Thomas Nail, The Philosophy of Movement. An Introduction, University of Minnesota Press, 2024
Foreword by Daniel W. Smith

Why are city dwellers worldwide walking on average ten percent faster than they were a decade ago? Why are newcomer immigrant groups so often maligned when migration has always constituted civilization? To analyze and understand the depth of the reasons, Thomas Nail suggests that it serves us well to turn to a philosophy of movement. Synthesizing and extending many years of his influential work, The Philosophy of Movement is a comprehensive argument for how motion is the primary force in human and natural history.

Nail critiques the bias toward stasis at the core of Western thought, asking what a philosophy that began with the primacy of movement would look like.
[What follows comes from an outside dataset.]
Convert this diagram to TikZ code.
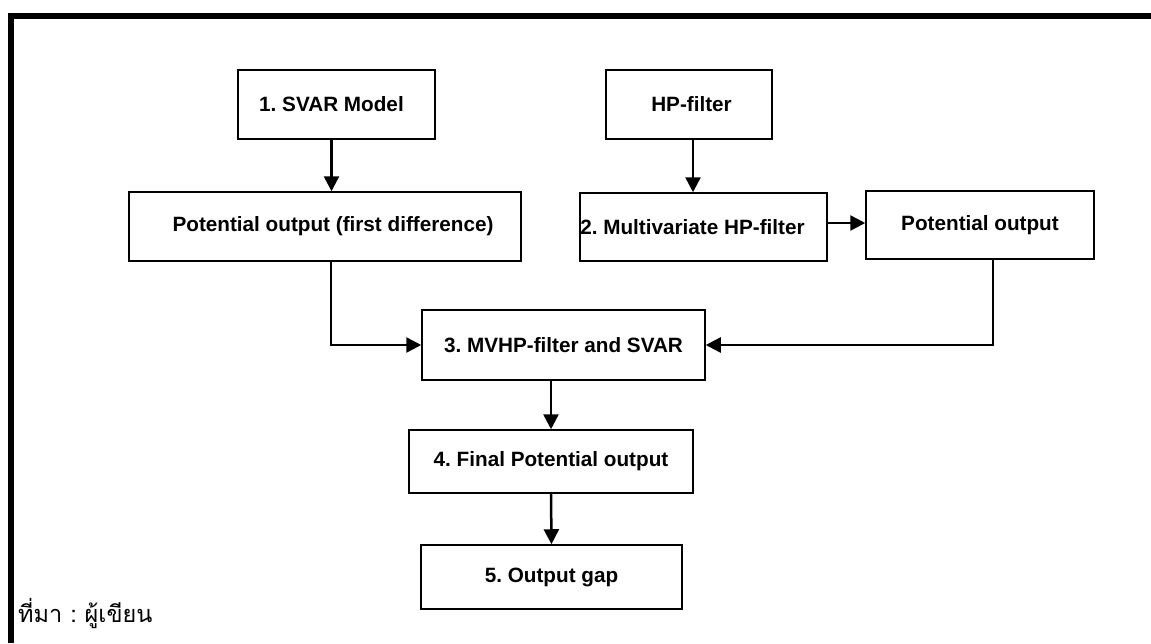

Interrogating the consequences of movement throughout history and in daily life in the twenty-first century, he draws connections and traces patterns between scales of reality, periods of history, and fields of knowledge. In our age of rapid movements shaped by accelerating climate change and ensuing mass global migration, as well as ubiquitous digital media, Nail provides a contemporary philosophy that helps us understand how we got here and how to grapple with these interlocking challenges.

With a foreword by philosopher Daniel W. Smith, The Philosophy of Movement: An Introduction is a must-read for scholars and students not only of philosophy but also history, anthropology, science and technology studies, mobility studies, and other fields across the humanities and social sciences.

Thomas Nail is distinguished scholar and professor of philosophy at the University of Denver. He is author of Matter and Motion: A Brief History of Kinetic Materialism; Lucretius III: A History of Motion; Theory of the Object; and Being and Motion.

Daniel W. Smith is professor of philosophy at Purdue University. He has translated, from French, books by Gilles Deleuze, Pierre Klossowski, Isabelle Stengers, and Michel Serres.